Given request: Return all of the data exactly as written, without the pictures.

Available data:
↓

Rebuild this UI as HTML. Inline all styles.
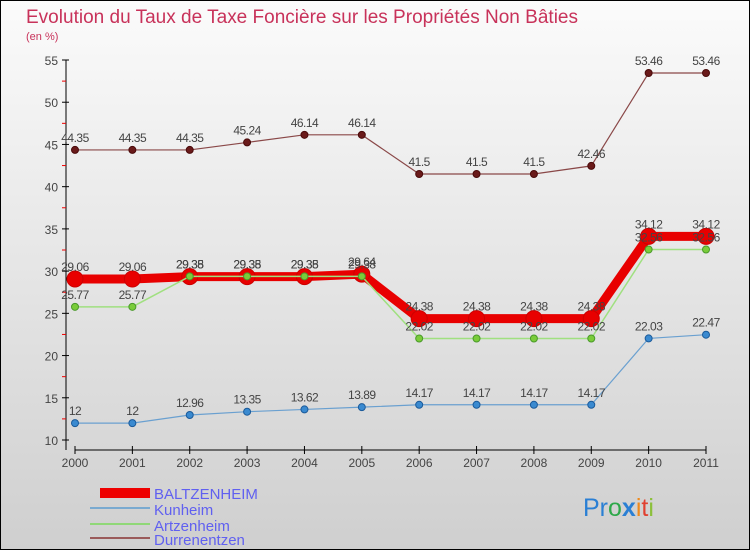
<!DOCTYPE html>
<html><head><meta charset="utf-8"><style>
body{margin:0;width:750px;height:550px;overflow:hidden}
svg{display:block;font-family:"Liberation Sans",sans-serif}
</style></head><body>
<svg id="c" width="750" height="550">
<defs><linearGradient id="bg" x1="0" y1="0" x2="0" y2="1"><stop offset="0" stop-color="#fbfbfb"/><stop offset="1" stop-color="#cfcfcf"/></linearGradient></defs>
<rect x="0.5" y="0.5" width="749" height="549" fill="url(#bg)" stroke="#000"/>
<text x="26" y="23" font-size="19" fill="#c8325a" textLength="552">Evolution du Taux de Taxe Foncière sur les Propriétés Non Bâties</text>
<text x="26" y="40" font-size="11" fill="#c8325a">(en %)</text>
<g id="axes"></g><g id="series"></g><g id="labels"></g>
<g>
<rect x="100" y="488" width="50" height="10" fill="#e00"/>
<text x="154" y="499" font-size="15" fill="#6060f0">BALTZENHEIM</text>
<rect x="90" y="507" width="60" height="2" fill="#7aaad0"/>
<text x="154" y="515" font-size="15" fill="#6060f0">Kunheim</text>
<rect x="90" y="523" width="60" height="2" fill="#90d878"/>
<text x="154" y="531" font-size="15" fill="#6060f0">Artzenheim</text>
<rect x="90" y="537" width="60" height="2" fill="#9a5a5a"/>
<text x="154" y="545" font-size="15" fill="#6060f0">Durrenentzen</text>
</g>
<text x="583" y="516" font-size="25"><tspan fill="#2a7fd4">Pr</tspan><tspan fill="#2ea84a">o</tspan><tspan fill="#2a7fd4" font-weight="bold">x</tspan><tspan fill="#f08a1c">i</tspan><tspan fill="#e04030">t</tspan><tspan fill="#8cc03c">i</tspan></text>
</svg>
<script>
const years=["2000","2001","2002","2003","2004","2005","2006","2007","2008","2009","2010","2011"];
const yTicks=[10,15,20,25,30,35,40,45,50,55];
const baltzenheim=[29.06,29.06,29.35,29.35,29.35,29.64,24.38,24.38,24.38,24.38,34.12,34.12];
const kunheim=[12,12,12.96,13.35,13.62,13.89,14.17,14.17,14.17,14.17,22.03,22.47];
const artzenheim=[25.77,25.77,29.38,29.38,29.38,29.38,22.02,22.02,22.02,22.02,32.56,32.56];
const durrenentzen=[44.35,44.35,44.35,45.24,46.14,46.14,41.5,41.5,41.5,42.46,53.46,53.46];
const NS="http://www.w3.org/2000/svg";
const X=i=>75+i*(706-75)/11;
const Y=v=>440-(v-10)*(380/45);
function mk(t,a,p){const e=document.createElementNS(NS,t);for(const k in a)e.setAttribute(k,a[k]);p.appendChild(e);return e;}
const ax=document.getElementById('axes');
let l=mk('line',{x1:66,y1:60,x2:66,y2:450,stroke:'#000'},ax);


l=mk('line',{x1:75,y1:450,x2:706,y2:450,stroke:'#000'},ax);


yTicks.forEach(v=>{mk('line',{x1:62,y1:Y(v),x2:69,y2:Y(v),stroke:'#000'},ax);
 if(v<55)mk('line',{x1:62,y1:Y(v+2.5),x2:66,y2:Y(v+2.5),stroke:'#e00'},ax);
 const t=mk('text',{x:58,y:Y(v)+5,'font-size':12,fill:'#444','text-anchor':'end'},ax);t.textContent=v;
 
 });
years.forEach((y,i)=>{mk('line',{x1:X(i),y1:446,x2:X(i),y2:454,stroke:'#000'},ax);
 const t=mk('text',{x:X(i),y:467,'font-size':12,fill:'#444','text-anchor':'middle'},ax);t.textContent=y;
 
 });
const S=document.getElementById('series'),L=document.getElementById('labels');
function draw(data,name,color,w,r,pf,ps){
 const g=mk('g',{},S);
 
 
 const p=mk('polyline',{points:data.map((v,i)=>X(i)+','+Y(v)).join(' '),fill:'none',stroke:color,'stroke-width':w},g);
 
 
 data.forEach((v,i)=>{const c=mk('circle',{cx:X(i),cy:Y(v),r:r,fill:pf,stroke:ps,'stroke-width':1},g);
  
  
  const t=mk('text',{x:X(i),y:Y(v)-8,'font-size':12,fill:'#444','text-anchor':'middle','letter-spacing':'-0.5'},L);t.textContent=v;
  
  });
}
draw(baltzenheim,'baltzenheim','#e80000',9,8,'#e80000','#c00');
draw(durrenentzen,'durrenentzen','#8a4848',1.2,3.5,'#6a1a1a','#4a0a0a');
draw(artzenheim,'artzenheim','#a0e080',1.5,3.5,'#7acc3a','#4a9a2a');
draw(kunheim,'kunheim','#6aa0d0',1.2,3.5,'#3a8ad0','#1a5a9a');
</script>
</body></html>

↑

Finished answer:
Rebuild this UI as HTML. Inline all styles.
<!DOCTYPE html>
<html><head><meta charset="utf-8"><style>
body{margin:0;width:750px;height:550px;overflow:hidden}
svg{display:block;font-family:"Liberation Sans",sans-serif}
</style></head><body>
<svg id="c" width="750" height="550">
<defs><linearGradient id="bg" x1="0" y1="0" x2="0" y2="1"><stop offset="0" stop-color="#fbfbfb"/><stop offset="1" stop-color="#cfcfcf"/></linearGradient></defs>
<rect x="0.5" y="0.5" width="749" height="549" fill="url(#bg)" stroke="#000"/>
<text x="26" y="23" font-size="19" fill="#c8325a" textLength="552">Evolution du Taux de Taxe Foncière sur les Propriétés Non Bâties</text>
<text x="26" y="40" font-size="11" fill="#c8325a">(en %)</text>
<g id="axes"></g><g id="series"></g><g id="labels"></g>
<g>
<rect x="100" y="488" width="50" height="10" fill="#e00"/>
<text x="154" y="499" font-size="15" fill="#6060f0">BALTZENHEIM</text>
<rect x="90" y="507" width="60" height="2" fill="#7aaad0"/>
<text x="154" y="515" font-size="15" fill="#6060f0">Kunheim</text>
<rect x="90" y="523" width="60" height="2" fill="#90d878"/>
<text x="154" y="531" font-size="15" fill="#6060f0">Artzenheim</text>
<rect x="90" y="537" width="60" height="2" fill="#9a5a5a"/>
<text x="154" y="545" font-size="15" fill="#6060f0">Durrenentzen</text>
</g>
<text x="583" y="516" font-size="25"><tspan fill="#2a7fd4">Pr</tspan><tspan fill="#2ea84a">o</tspan><tspan fill="#2a7fd4" font-weight="bold">x</tspan><tspan fill="#f08a1c">i</tspan><tspan fill="#e04030">t</tspan><tspan fill="#8cc03c">i</tspan></text>
</svg>
<script>
const years=["2000","2001","2002","2003","2004","2005","2006","2007","2008","2009","2010","2011"];
const yTicks=[10,15,20,25,30,35,40,45,50,55];
const baltzenheim=[29.06,29.06,29.35,29.35,29.35,29.64,24.38,24.38,24.38,24.38,34.12,34.12];
const kunheim=[12,12,12.96,13.35,13.62,13.89,14.17,14.17,14.17,14.17,22.03,22.47];
const artzenheim=[25.77,25.77,29.38,29.38,29.38,29.38,22.02,22.02,22.02,22.02,32.56,32.56];
const durrenentzen=[44.35,44.35,44.35,45.24,46.14,46.14,41.5,41.5,41.5,42.46,53.46,53.46];
const NS="http://www.w3.org/2000/svg";
const X=i=>75+i*(706-75)/11;
const Y=v=>440-(v-10)*(380/45);
function mk(t,a,p){const e=document.createElementNS(NS,t);for(const k in a)e.setAttribute(k,a[k]);p.appendChild(e);return e;}
const ax=document.getElementById('axes');
let l=mk('line',{x1:66,y1:60,x2:66,y2:450,stroke:'#000'},ax);


l=mk('line',{x1:75,y1:450,x2:706,y2:450,stroke:'#000'},ax);


yTicks.forEach(v=>{mk('line',{x1:62,y1:Y(v),x2:69,y2:Y(v),stroke:'#000'},ax);
 if(v<55)mk('line',{x1:62,y1:Y(v+2.5),x2:66,y2:Y(v+2.5),stroke:'#e00'},ax);
 const t=mk('text',{x:58,y:Y(v)+5,'font-size':12,fill:'#444','text-anchor':'end'},ax);t.textContent=v;
 
 });
years.forEach((y,i)=>{mk('line',{x1:X(i),y1:446,x2:X(i),y2:454,stroke:'#000'},ax);
 const t=mk('text',{x:X(i),y:467,'font-size':12,fill:'#444','text-anchor':'middle'},ax);t.textContent=y;
 
 });
const S=document.getElementById('series'),L=document.getElementById('labels');
function draw(data,name,color,w,r,pf,ps){
 const g=mk('g',{},S);
 
 
 const p=mk('polyline',{points:data.map((v,i)=>X(i)+','+Y(v)).join(' '),fill:'none',stroke:color,'stroke-width':w},g);
 
 
 data.forEach((v,i)=>{const c=mk('circle',{cx:X(i),cy:Y(v),r:r,fill:pf,stroke:ps,'stroke-width':1},g);
  
  
  const t=mk('text',{x:X(i),y:Y(v)-8,'font-size':12,fill:'#444','text-anchor':'middle','letter-spacing':'-0.5'},L);t.textContent=v;
  
  });
}
draw(baltzenheim,'baltzenheim','#e80000',9,8,'#e80000','#c00');
draw(durrenentzen,'durrenentzen','#8a4848',1.2,3.5,'#6a1a1a','#4a0a0a');
draw(artzenheim,'artzenheim','#a0e080',1.5,3.5,'#7acc3a','#4a9a2a');
draw(kunheim,'kunheim','#6aa0d0',1.2,3.5,'#3a8ad0','#1a5a9a');
</script>
</body></html>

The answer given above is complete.